DATASET SECTION:
-=-=-

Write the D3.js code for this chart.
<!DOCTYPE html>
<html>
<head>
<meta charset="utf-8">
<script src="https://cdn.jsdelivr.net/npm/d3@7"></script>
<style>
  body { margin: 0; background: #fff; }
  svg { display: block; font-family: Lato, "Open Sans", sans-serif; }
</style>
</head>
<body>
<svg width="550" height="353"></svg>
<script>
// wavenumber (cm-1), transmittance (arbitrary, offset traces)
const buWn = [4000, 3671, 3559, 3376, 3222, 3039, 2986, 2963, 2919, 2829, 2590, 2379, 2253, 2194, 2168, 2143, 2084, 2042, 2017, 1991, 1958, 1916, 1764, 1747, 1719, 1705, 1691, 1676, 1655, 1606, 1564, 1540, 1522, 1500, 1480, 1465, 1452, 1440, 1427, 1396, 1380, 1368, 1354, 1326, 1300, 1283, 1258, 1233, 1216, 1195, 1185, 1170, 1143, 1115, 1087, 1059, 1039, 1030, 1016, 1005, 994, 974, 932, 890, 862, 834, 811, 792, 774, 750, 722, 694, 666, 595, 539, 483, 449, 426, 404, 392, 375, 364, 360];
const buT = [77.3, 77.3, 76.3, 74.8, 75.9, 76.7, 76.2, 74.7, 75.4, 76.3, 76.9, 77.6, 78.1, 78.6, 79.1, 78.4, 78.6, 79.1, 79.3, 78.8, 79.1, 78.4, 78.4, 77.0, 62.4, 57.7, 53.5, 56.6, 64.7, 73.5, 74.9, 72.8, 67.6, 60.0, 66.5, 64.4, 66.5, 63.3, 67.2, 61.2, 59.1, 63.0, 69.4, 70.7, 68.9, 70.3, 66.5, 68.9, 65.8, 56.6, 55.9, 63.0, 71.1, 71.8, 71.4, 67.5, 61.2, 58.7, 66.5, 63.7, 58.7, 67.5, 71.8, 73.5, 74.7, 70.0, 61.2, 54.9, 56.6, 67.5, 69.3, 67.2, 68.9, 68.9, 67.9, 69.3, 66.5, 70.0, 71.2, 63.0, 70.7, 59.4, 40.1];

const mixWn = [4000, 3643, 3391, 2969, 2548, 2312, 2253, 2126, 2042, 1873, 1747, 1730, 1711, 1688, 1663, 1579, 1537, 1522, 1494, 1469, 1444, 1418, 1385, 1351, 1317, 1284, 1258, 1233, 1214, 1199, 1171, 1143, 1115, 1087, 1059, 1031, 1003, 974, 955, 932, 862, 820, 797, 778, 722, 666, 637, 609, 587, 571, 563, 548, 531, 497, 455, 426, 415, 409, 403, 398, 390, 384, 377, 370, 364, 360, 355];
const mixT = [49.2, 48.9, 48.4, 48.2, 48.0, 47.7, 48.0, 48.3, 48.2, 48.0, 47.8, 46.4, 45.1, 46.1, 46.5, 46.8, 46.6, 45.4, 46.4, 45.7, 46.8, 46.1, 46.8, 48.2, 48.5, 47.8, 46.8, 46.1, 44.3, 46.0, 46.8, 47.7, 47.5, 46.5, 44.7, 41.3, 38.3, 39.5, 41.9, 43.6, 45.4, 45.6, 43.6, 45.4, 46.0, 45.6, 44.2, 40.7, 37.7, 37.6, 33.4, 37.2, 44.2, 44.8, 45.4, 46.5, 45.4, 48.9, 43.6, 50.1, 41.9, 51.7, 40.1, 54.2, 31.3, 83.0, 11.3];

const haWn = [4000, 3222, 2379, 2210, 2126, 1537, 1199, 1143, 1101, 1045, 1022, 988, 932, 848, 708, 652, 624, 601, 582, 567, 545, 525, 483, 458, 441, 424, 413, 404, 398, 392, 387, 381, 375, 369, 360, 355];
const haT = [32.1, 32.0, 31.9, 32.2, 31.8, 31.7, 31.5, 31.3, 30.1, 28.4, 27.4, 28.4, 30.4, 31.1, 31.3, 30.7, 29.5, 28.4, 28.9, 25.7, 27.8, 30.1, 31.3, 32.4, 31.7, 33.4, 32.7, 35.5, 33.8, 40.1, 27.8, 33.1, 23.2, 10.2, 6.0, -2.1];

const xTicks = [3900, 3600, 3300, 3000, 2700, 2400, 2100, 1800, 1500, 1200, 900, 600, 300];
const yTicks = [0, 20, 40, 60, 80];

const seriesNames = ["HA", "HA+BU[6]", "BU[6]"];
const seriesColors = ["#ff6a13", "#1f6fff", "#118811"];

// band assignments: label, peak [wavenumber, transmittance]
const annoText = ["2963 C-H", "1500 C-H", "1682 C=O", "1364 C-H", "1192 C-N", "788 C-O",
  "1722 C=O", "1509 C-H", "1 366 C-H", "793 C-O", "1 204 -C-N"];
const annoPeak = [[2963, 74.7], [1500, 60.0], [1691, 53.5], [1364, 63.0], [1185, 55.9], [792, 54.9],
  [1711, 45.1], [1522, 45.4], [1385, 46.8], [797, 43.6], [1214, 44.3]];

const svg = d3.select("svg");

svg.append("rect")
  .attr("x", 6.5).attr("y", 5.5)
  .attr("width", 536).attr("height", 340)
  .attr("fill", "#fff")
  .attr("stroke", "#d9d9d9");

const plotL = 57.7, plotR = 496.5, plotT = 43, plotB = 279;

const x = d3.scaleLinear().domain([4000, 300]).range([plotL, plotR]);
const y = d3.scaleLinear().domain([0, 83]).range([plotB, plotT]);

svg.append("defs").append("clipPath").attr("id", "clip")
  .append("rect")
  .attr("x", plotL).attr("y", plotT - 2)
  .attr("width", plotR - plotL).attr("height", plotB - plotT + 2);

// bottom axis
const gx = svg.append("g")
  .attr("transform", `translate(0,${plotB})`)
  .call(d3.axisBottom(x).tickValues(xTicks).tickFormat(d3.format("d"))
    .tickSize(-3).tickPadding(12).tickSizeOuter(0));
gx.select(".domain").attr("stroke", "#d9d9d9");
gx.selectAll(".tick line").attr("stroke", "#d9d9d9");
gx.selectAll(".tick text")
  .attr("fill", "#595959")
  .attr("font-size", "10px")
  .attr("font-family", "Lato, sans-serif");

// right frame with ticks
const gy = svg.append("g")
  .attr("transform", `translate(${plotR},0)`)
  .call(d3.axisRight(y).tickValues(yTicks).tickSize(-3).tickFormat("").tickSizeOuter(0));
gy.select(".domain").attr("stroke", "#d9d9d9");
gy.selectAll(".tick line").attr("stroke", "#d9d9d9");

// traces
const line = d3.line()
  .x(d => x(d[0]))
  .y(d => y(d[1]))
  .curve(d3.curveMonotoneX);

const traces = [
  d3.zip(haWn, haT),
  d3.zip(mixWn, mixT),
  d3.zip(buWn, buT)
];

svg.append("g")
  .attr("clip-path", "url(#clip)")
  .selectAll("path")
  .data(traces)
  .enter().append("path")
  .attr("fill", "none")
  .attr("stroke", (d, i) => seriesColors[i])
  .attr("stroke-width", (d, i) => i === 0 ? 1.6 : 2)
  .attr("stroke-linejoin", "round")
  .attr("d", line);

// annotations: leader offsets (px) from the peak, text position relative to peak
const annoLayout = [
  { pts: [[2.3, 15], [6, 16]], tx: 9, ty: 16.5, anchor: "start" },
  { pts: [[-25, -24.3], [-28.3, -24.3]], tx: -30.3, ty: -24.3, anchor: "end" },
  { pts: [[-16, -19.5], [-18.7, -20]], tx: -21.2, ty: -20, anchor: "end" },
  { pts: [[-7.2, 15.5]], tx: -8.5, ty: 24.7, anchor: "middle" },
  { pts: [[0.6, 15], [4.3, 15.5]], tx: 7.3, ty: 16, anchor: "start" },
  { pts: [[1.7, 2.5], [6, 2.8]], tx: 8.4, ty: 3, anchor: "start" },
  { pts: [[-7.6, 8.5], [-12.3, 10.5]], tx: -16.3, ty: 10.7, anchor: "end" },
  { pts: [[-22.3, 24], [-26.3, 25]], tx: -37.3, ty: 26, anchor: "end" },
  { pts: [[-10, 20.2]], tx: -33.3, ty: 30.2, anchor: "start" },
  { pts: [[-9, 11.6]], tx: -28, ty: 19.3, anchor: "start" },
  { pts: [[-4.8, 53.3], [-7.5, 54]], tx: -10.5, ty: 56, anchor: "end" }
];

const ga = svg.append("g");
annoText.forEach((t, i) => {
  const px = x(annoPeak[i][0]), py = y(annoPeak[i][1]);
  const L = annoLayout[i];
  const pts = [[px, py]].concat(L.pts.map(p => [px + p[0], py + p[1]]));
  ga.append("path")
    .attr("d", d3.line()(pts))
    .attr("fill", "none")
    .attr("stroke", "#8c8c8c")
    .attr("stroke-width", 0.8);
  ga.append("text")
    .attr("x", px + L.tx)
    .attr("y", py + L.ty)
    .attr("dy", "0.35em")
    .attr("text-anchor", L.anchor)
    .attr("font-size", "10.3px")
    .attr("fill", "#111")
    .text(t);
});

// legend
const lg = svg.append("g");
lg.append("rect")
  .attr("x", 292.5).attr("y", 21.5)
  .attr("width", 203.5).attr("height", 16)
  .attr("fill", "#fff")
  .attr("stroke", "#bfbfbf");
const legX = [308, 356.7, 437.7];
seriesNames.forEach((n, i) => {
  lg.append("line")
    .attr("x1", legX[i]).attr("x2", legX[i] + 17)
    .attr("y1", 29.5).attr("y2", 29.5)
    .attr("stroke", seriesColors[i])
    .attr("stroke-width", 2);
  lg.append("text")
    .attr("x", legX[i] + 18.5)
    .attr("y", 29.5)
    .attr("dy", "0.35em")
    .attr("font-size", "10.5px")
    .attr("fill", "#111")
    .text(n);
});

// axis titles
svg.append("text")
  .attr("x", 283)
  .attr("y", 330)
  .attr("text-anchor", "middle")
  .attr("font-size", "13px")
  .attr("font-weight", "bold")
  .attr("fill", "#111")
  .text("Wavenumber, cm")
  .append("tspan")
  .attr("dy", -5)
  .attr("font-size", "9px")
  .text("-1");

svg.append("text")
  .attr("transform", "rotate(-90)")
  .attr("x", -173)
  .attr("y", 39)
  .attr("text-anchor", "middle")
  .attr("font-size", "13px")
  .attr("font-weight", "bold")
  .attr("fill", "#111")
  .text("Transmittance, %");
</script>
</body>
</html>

-=-=-

WHAT IS BEING ASKED: Set down, exactly as written, each line of the data from its opening line through the one containing "70.7, 59.4, 40.1];". Output nothing more.

CORRECT ANSWER:
Write the D3.js code for this chart.
<!DOCTYPE html>
<html>
<head>
<meta charset="utf-8">
<script src="https://cdn.jsdelivr.net/npm/d3@7"></script>
<style>
  body { margin: 0; background: #fff; }
  svg { display: block; font-family: Lato, "Open Sans", sans-serif; }
</style>
</head>
<body>
<svg width="550" height="353"></svg>
<script>
// wavenumber (cm-1), transmittance (arbitrary, offset traces)
const buWn = [4000, 3671, 3559, 3376, 3222, 3039, 2986, 2963, 2919, 2829, 2590, 2379, 2253, 2194, 2168, 2143, 2084, 2042, 2017, 1991, 1958, 1916, 1764, 1747, 1719, 1705, 1691, 1676, 1655, 1606, 1564, 1540, 1522, 1500, 1480, 1465, 1452, 1440, 1427, 1396, 1380, 1368, 1354, 1326, 1300, 1283, 1258, 1233, 1216, 1195, 1185, 1170, 1143, 1115, 1087, 1059, 1039, 1030, 1016, 1005, 994, 974, 932, 890, 862, 834, 811, 792, 774, 750, 722, 694, 666, 595, 539, 483, 449, 426, 404, 392, 375, 364, 360];
const buT = [77.3, 77.3, 76.3, 74.8, 75.9, 76.7, 76.2, 74.7, 75.4, 76.3, 76.9, 77.6, 78.1, 78.6, 79.1, 78.4, 78.6, 79.1, 79.3, 78.8, 79.1, 78.4, 78.4, 77.0, 62.4, 57.7, 53.5, 56.6, 64.7, 73.5, 74.9, 72.8, 67.6, 60.0, 66.5, 64.4, 66.5, 63.3, 67.2, 61.2, 59.1, 63.0, 69.4, 70.7, 68.9, 70.3, 66.5, 68.9, 65.8, 56.6, 55.9, 63.0, 71.1, 71.8, 71.4, 67.5, 61.2, 58.7, 66.5, 63.7, 58.7, 67.5, 71.8, 73.5, 74.7, 70.0, 61.2, 54.9, 56.6, 67.5, 69.3, 67.2, 68.9, 68.9, 67.9, 69.3, 66.5, 70.0, 71.2, 63.0, 70.7, 59.4, 40.1];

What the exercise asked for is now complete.